Sunday, June 13, 2010
Hiroshima by John Hersey: A Book Review
On August 6, 1945, America dropped the first atomic bomb on Hiroshima, Japan. Thousands of innocent civilians were killed. In this powerful book, John Hersey tells the story of six survivors.
Miss Toshinki Sasaki, a clerk in the personnel department of the East Asia Tin Works, had just turned her head to chat with the girl at the next desk.
Dr. Masakazu Fujii, a physician, had just sat down to read the paper on the porch of his private hospital.
Mrs. Hatsuyo Nakamura, a tailor's widow, was watching a neighbor from her kitchen window.
Father Wilhelm Kleinsorge, a German priest, lay on a cot in the mission house reading a Jesuit magazine.
Dr. Terufumi Sasaki, a young surgeon, walked along a hospital corridor with a blood specimen for a Wasserman test.

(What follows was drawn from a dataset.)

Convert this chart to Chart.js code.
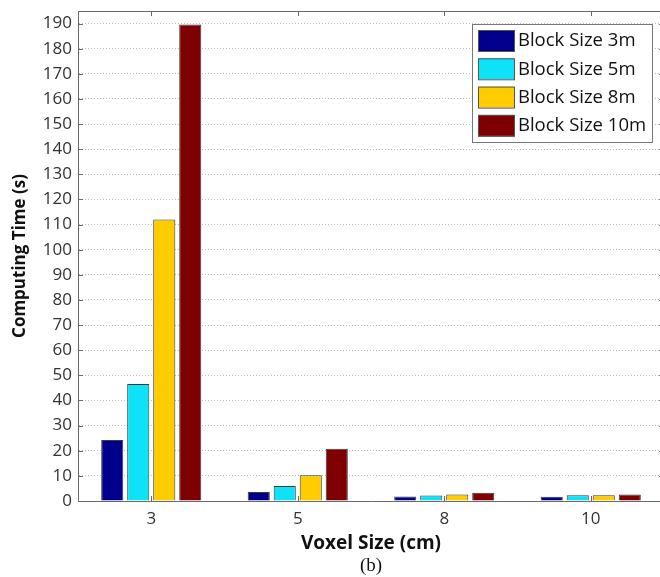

The Reverend Mr. Kiyoshi Tanimoto, pastor of the Hiroshima Methodist Church, was about to unload a cart of clothes at a rich man's home in the suburbs.
In an instant, the lives of theses six men and women would change forever. Some were injured; some, the lucky, were merely confused and disoriented. But they did all they could to help others in more trouble than them--the young orphans and the terribly maimed, showing true spirit and selflessness in the face of horrible destruction.
The first four chapters of the book are about what happened to the six during and directly after the bomb blast And in the moving final chapter, Hersey goes back to Japan nearly forty years after the disaster at Hiroshima to examine the aftermath of the bomb, and to discover what life for the survivors was like after the war.